Data in this exercise:
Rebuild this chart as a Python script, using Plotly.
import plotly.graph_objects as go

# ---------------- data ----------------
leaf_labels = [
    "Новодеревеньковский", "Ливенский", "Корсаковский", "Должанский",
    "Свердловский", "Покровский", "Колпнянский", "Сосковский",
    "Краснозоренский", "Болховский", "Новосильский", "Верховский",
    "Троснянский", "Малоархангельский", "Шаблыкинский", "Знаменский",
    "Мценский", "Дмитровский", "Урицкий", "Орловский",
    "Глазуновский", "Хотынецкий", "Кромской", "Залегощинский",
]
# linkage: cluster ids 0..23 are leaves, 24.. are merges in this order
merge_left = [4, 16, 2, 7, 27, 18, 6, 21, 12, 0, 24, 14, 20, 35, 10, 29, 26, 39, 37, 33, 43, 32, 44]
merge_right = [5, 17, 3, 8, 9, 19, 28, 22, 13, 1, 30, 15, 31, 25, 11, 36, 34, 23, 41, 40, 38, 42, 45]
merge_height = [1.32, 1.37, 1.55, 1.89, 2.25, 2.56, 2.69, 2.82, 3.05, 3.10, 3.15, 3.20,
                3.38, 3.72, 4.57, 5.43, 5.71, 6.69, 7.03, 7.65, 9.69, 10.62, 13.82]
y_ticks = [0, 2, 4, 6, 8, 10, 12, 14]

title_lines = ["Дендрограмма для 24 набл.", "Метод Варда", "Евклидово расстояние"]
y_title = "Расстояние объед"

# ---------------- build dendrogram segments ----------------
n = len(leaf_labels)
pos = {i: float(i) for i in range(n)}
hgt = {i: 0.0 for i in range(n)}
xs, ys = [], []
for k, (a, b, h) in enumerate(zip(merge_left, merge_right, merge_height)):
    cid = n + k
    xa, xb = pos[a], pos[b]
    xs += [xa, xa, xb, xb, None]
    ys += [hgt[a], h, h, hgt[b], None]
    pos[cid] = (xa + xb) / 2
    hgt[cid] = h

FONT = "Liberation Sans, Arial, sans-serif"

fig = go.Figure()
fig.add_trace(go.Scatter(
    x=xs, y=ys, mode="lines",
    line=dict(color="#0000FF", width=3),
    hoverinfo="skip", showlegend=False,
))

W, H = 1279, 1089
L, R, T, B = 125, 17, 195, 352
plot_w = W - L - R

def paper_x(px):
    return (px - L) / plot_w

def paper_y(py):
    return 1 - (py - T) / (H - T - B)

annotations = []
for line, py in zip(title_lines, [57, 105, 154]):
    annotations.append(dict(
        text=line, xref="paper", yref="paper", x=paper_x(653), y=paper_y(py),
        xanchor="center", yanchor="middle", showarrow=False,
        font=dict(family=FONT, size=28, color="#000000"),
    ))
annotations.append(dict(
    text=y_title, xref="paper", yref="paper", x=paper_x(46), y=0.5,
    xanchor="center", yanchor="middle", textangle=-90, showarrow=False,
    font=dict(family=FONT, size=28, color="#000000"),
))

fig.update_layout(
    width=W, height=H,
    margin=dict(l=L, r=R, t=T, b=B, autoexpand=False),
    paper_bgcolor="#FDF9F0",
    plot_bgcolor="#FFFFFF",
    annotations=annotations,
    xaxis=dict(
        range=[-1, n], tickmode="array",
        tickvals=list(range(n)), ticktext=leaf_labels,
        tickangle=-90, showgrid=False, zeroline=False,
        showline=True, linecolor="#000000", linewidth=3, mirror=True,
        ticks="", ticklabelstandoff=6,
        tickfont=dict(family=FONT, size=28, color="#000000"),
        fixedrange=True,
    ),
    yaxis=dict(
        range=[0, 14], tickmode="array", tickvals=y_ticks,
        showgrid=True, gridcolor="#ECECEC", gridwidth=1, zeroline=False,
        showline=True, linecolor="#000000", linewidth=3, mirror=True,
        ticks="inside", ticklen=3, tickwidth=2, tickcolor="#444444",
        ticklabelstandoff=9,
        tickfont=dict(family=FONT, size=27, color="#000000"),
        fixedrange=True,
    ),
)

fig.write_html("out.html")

* * *

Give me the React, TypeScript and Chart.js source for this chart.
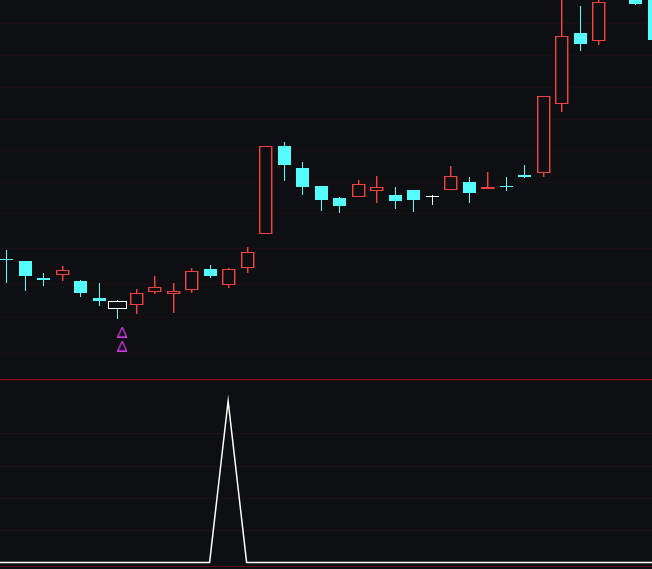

Problem to solve:
Above are the entries. Quote exactly the lines from the one bearing "Rebuild this chart" through the one bearing "return (px - L) / plot_w".

Solution to this problem:
Rebuild this chart as a Python script, using Plotly.
import plotly.graph_objects as go

# ---------------- data ----------------
leaf_labels = [
    "Новодеревеньковский", "Ливенский", "Корсаковский", "Должанский",
    "Свердловский", "Покровский", "Колпнянский", "Сосковский",
    "Краснозоренский", "Болховский", "Новосильский", "Верховский",
    "Троснянский", "Малоархангельский", "Шаблыкинский", "Знаменский",
    "Мценский", "Дмитровский", "Урицкий", "Орловский",
    "Глазуновский", "Хотынецкий", "Кромской", "Залегощинский",
]
# linkage: cluster ids 0..23 are leaves, 24.. are merges in this order
merge_left = [4, 16, 2, 7, 27, 18, 6, 21, 12, 0, 24, 14, 20, 35, 10, 29, 26, 39, 37, 33, 43, 32, 44]
merge_right = [5, 17, 3, 8, 9, 19, 28, 22, 13, 1, 30, 15, 31, 25, 11, 36, 34, 23, 41, 40, 38, 42, 45]
merge_height = [1.32, 1.37, 1.55, 1.89, 2.25, 2.56, 2.69, 2.82, 3.05, 3.10, 3.15, 3.20,
                3.38, 3.72, 4.57, 5.43, 5.71, 6.69, 7.03, 7.65, 9.69, 10.62, 13.82]
y_ticks = [0, 2, 4, 6, 8, 10, 12, 14]

title_lines = ["Дендрограмма для 24 набл.", "Метод Варда", "Евклидово расстояние"]
y_title = "Расстояние объед"

# ---------------- build dendrogram segments ----------------
n = len(leaf_labels)
pos = {i: float(i) for i in range(n)}
hgt = {i: 0.0 for i in range(n)}
xs, ys = [], []
for k, (a, b, h) in enumerate(zip(merge_left, merge_right, merge_height)):
    cid = n + k
    xa, xb = pos[a], pos[b]
    xs += [xa, xa, xb, xb, None]
    ys += [hgt[a], h, h, hgt[b], None]
    pos[cid] = (xa + xb) / 2
    hgt[cid] = h

FONT = "Liberation Sans, Arial, sans-serif"

fig = go.Figure()
fig.add_trace(go.Scatter(
    x=xs, y=ys, mode="lines",
    line=dict(color="#0000FF", width=3),
    hoverinfo="skip", showlegend=False,
))

W, H = 1279, 1089
L, R, T, B = 125, 17, 195, 352
plot_w = W - L - R

def paper_x(px):
    return (px - L) / plot_w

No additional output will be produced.